I cannot say enough about Walmart. Shoppers and staff, for whatever reason, seem more aware and are genuinely more helpful throughout. People would help me to reach something, would move over to let me though an aisle and even carryout my purchases to my car. People talked to me!
My eyes were open to a few of the daily struggles of those that have no choice but to use a mobility device. Barrier free public washrooms are scarce. Yes there may be a large stall, but there are one or more doors to try to go through to get to it. Once in the oversize stall, there may be safety bars but the toilet is too low to get on or off. It’s ironic how some places will have a fantastic wheelchair accessible washroom but they do not have a power door or even a ramp to be able to get in to use it!
I now have the luxury of two new knees! I can walk! I still have difficulties getting out of too low chairs or vehicles.
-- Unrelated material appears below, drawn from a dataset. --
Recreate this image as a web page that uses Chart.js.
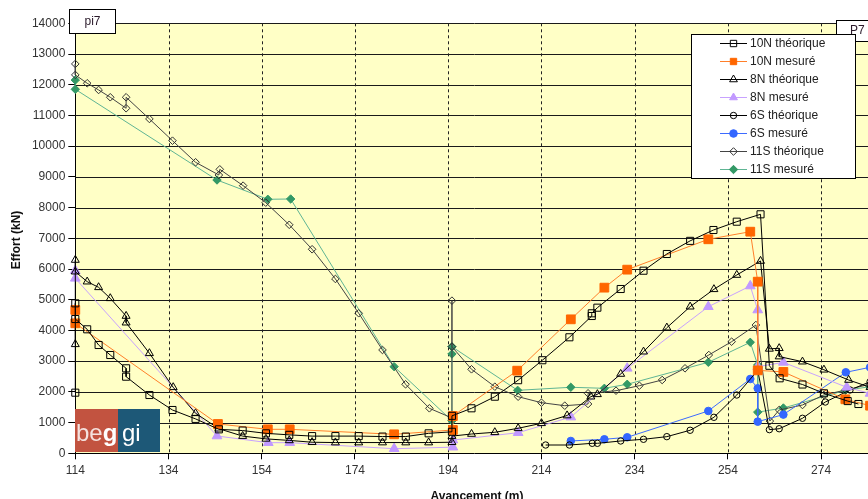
<!DOCTYPE html>
<html>
<head>
<meta charset="utf-8">
<script src="https://cdn.jsdelivr.net/npm/chart.js@4.4.1/dist/chart.umd.min.js"></script>
<style>
  html, body { margin: 0; padding: 0; overflow: hidden; background: #fff; }
  #wrap { width: 881px; height: 506px; position: relative; }
</style>
</head>
<body>
<div id="wrap"><canvas id="c" width="881" height="506"></canvas></div>
<script>
// Axis ticks
const xTickValues = [114, 134, 154, 174, 194, 214, 234, 254, 274];
const yTickStep = 1000;

// 10N théorique
const n10TheoX = [114, 114, 114, 116.55, 119.0, 121.5, 124.9, 124.9, 129.9, 134.85, 139.8, 144.8, 149.9, 154.9, 159.9, 164.8, 169.8, 174.8, 179.9, 184.9, 189.8, 194.8, 194.8, 199.0, 204.0, 209.0, 214.2, 220.0, 224.8, 224.8, 226.0, 231.0, 235.9, 240.9, 245.9, 250.9, 255.9, 261.0, 262.9, 265.1, 270.0, 274.6, 279.7, 282.0];
const n10TheoY = [1974, 4883, 4372, 4037, 3526, 3200, 2767, 2494, 1898, 1410, 1120, 780, 740, 650, 600, 560, 560, 560, 545, 545, 650, 700, 1220, 1465, 1843, 2380, 3030, 3777, 4470, 4558, 4741, 5349, 5945, 6489, 6917, 7270, 7541, 7781, 2850, 2442, 2240, 1953, 1700, 1605];

// 10N mesuré
const n10MesX = [114, 114, 144.6, 155.3, 160.0, 182.4, 195.0, 195.0, 208.8, 220.3, 227.5, 232.4, 249.8, 258.8, 260.4, 260.4, 265.9, 279.2, 284.5];
const n10MesY = [4666, 4232, 954, 781, 781, 618, 759, 1214, 2690, 4362, 5393, 5979, 6968, 7215, 5588, 2700, 2650, 1758, 1550];

// 8N théorique
const n8TheoX = [114, 114, 114, 116.55, 119.0, 121.5, 124.9, 124.9, 129.9, 135.0, 139.8, 144.8, 149.9, 154.9, 159.9, 164.8, 169.8, 174.8, 179.9, 184.9, 189.8, 194.8, 194.8, 199.0, 204.0, 209.0, 214.0, 219.5, 224.6, 226.0, 231.0, 235.9, 240.9, 245.9, 251.0, 255.9, 261.0, 262.9, 265.0, 265.0, 270.0, 274.6, 279.9, 284.5];
const n8TheoY = [3549, 6294, 5913, 5588, 5404, 5046, 4470, 4253, 3256, 2149, 1302, 800, 560, 470, 420, 360, 350, 350, 350, 350, 350, 360, 560, 628, 684, 814, 977, 1230, 1843, 1921, 2582, 3308, 4090, 4773, 5340, 5805, 6261, 3400, 3420, 3150, 2983, 2720, 2387, 2150];

// 8N mesuré
const n8MesX = [114, 114, 144.4, 155.4, 160.0, 182.4, 195.0, 195.0, 209.0, 220.3, 232.4, 249.8, 258.8, 260.4, 260.4, 265.9, 279.5, 284.5];
const n8MesY = [5946, 5697, 563, 346, 346, 150, 200, 430, 671, 1180, 2767, 4773, 5447, 4666, 2820, 2960, 2150, 1950];

// 6S théorique
const s6TheoX = [214.9, 220.0, 224.9, 226.0, 231.0, 235.9, 240.9, 245.9, 251.0, 255.9, 260.4, 262.9, 265.0, 270.0, 274.9, 280.2, 284.5];
const s6TheoY = [270, 270, 325, 325, 401, 456, 542, 750, 1172, 1898, 2700, 770, 800, 1140, 1670, 2061, 2330];

// 6S mesuré
const s6MesX = [220.3, 227.5, 232.4, 249.8, 258.8, 260.4, 260.4, 265.9, 279.3, 284.5];
const s6MesY = [401, 456, 521, 1378, 2420, 2116, 1030, 1260, 2637, 2800];

// 11S théorique
const s11TheoX = [114, 114, 116.55, 119.0, 121.5, 124.9, 124.9, 129.9, 134.85, 139.8, 144.8, 145.0, 150.0, 154.85, 159.9, 164.8, 169.8, 174.8, 179.9, 184.85, 189.96, 194.8, 194.8, 194.8, 199.0, 204.0, 209.0, 214.0, 219.0, 224.0, 224.0, 230.0, 235.0, 239.9, 244.8, 249.9, 254.8, 260.0, 263.0, 265.0, 270.0, 274.6, 279.3, 284.5];
const s11TheoY = [12677, 12320, 12048, 11830, 11592, 11234, 11592, 10886, 10178, 9475, 9060, 9246, 8714, 8161, 7440, 6643, 5676, 4559, 3364, 2247, 1465, 1150, 4970, 3471, 2735, 2169, 1843, 1648, 1550, 1605, 1953, 2038, 2201, 2387, 2767, 3200, 3634, 4177, 1050, 1410, 1573, 1900, 2061, 2250];

// 11S mesuré
const s11MesX = [114, 114, 144.4, 155.3, 160.2, 182.4, 194.8, 194.8, 194.8, 208.9, 220.3, 227.5, 232.4, 249.8, 258.8, 260.4, 260.4, 265.9, 279.2, 284.5];
const s11MesY = [12153, 11851, 8898, 8270, 8280, 2820, 1061, 3233, 3471, 2050, 2149, 2116, 2247, 2963, 3614, 2875, 1340, 1475, 2050, 2170];

const PLOT_BG = '#FFFFC6';
const FONT = '"Liberation Sans", Arial, sans-serif';

function pts(xs, ys) { return xs.map((x, i) => ({ x: x, y: ys[i] })); }

function series(label, xs, ys, line, marker, fill, style, radius, lineWidth) {
  return {
    label: label,
    data: pts(xs, ys),
    borderColor: line,
    borderWidth: lineWidth || 1,
    pointStyle: style,
    pointRadius: radius,
    pointBorderColor: marker,
    pointBackgroundColor: fill,
    pointBorderWidth: 1,
    tension: 0,
    clip: 8
  };
}

const OPEN = 'rgba(0,0,0,0)';
const datasets = [
  series('10N théorique', n10TheoX, n10TheoY, '#000000', '#000000', OPEN, 'rect', 5),
  series('10N mesuré', n10MesX, n10MesY, '#FF7F2A', '#FF6600', '#FF6600', 'rect', 6.2),
  series('8N théorique', n8TheoX, n8TheoY, '#000000', '#000000', OPEN, 'triangle', 4.6),
  series('8N mesuré', n8MesX, n8MesY, '#C8A2FF', '#C199FF', '#C199FF', 'triangle', 5.6),
  series('6S théorique', s6TheoX, s6TheoY, '#000000', '#000000', OPEN, 'circle', 3.2),
  series('6S mesuré', s6MesX, s6MesY, '#3D6BFF', '#3366FF', '#3366FF', 'circle', 3.8),
  series('11S théorique', s11TheoX, s11TheoY, '#444444', '#333333', OPEN, 'rectRot', 3.8),
  series('11S mesuré', s11MesX, s11MesY, '#5FB594', '#339966', '#339966', 'rectRot', 4.2)
];

// Background, grid lines, boxes, legend and axis titles
const decor = {
  id: 'decor',
  beforeDraw(chart) {
    const { ctx, chartArea: a } = chart;
    ctx.save();
    ctx.fillStyle = '#ffffff';
    ctx.fillRect(0, 0, chart.width, chart.height);
    ctx.fillStyle = PLOT_BG;
    ctx.fillRect(a.left, a.top, a.right - a.left, a.bottom - a.top);
    ctx.restore();
  },
  beforeDatasetsDraw(chart) {
    const { ctx, chartArea: a, scales: { x, y } } = chart;
    ctx.save();
    ctx.lineWidth = 1;
    // horizontal solid lines
    ctx.strokeStyle = '#1a1a1a';
    for (let v = yTickStep; v <= 14000; v += yTickStep) {
      const py = Math.round(y.getPixelForValue(v)) + 0.5;
      ctx.beginPath(); ctx.moveTo(a.left, py); ctx.lineTo(a.right, py); ctx.stroke();
    }
    // vertical dashed lines
    ctx.setLineDash([3, 3]);
    ctx.strokeStyle = '#222222';
    xTickValues.slice(1).forEach(v => {
      const px = Math.round(x.getPixelForValue(v)) + 0.5;
      ctx.beginPath(); ctx.moveTo(px, a.top); ctx.lineTo(px, a.bottom); ctx.stroke();
    });
    ctx.restore();
  },
  afterDatasetsDraw(chart) {
    const { ctx } = chart;
    ctx.save();

    // logo
    ctx.fillStyle = '#C25340';
    ctx.fillRect(75, 409, 43, 43);
    ctx.fillStyle = '#1D5877';
    ctx.fillRect(118, 409, 42, 43);
    ctx.textBaseline = 'alphabetic';
    ctx.textAlign = 'left';
    ctx.font = '24px ' + FONT;
    ctx.fillStyle = '#F5E2DE';
    ctx.fillText('be', 76, 441);
    const wBe = ctx.measureText('be').width;
    ctx.font = 'bold 24px ' + FONT;
    ctx.fillStyle = '#ffffff';
    ctx.fillText('g', 76 + wBe, 441);
    ctx.font = '24px ' + FONT;
    ctx.fillText('gi', 122, 441);

    // section boxes
    ctx.lineWidth = 1;
    ctx.strokeStyle = '#000';
    ctx.fillStyle = '#fff';
    ctx.fillRect(69.5, 9.5, 46, 24);
    ctx.strokeRect(69.5, 9.5, 46, 24);
    ctx.fillRect(836.5, 20.5, 60, 21);
    ctx.strokeRect(836.5, 20.5, 60, 21);
    ctx.fillStyle = '#2a1a2a';
    ctx.font = '12px ' + FONT;
    ctx.textAlign = 'center';
    ctx.textBaseline = 'middle';
    ctx.fillText('pi7', 92.5, 21.5);
    ctx.textAlign = 'left';
    ctx.fillText('P7', 850, 31);

    // legend
    ctx.fillStyle = '#fff';
    ctx.fillRect(691.5, 34.5, 164, 144);
    ctx.strokeRect(691.5, 34.5, 164, 144);
    const rowY = [43.5, 61.5, 79.5, 97.5, 115.5, 133.5, 151.5, 169.5];
    chart.data.datasets.forEach((ds, i) => {
      const yy = rowY[i];
      ctx.strokeStyle = ds.borderColor;
      ctx.lineWidth = 1;
      ctx.beginPath(); ctx.moveTo(720, yy); ctx.lineTo(747, yy); ctx.stroke();
      ctx.strokeStyle = ds.pointBorderColor;
      ctx.fillStyle = ds.pointBackgroundColor;
      Chart.helpers.drawPoint(ctx, {
        pointStyle: ds.pointStyle,
        radius: Math.min(ds.pointRadius, 4.5),
        rotation: 0,
        borderWidth: 1
      }, 733.5, yy);
      ctx.fillStyle = '#222';
      ctx.font = '12px ' + FONT;
      ctx.textAlign = 'left';
      ctx.textBaseline = 'middle';
      ctx.fillText(ds.label, 750, yy + 0.5);
    });

    // axis titles
    ctx.fillStyle = '#111';
    ctx.font = 'bold 12px ' + FONT;
    ctx.textAlign = 'center';
    ctx.textBaseline = 'middle';
    ctx.fillText('Avancement (m)', 477, 497);
    ctx.translate(17, 240);
    ctx.rotate(-Math.PI / 2);
    ctx.fillText('Effort (kN)', 0, 0);
    ctx.restore();
  }
};

new Chart(document.getElementById('c'), {
  type: 'line',
  data: { datasets: datasets },
  plugins: [decor],
  options: {
    responsive: false,
    animation: false,
    events: [],
    layout: { padding: { top: 23.3, left: 0, right: 0, bottom: 0 } },
    plugins: { legend: { display: false }, tooltip: { enabled: false } },
    scales: {
      x: {
        type: 'linear',
        min: 114,
        max: 285.3,
        afterBuildTicks: s => { s.ticks = xTickValues.map(v => ({ value: v })); },
        afterFit: s => { s.height = 52.7; },
        grid: { drawOnChartArea: false, drawTicks: true, tickLength: 6, color: '#000' },
        border: { display: true, color: '#000', width: 1 },
        ticks: { padding: 4, color: '#333', font: { size: 12, family: FONT }, maxRotation: 0, autoSkip: false, callback: v => String(v) }
      },
      y: {
        min: 0,
        max: 14000,
        afterFit: s => { s.width = 75.3; },
        grid: { drawOnChartArea: false, drawTicks: true, tickLength: 7, color: '#000' },
        border: { display: true, color: '#000', width: 1 },
        ticks: { stepSize: yTickStep, padding: 3, color: '#333', font: { size: 12, family: FONT }, callback: v => String(v) }
      }
    }
  }
});
</script>
</body>
</html>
Yes, I still park in a special needs parking space because I need to open the door fully to get in or out and swing my legs over.
I can’t say enough about friends and family that helped me through the last few years – getting groceries, driving me places, kidnapping me to get out of the house. They held my arm to steady me, walked behind me as I attempted stairs, checked out seating arrangements, so that I would be comfortable, and held me when I cried. I am blessed to have them in my life.
My life on the other side of the chair has made me more vigilant in accessing the needs of others to make their lives happier. No one deserves to be treated as invisible, as a fake, as a problem. Their disability was not created to inconvenient others. It’s up to the rest of us to open our eyes and change our way of thinking.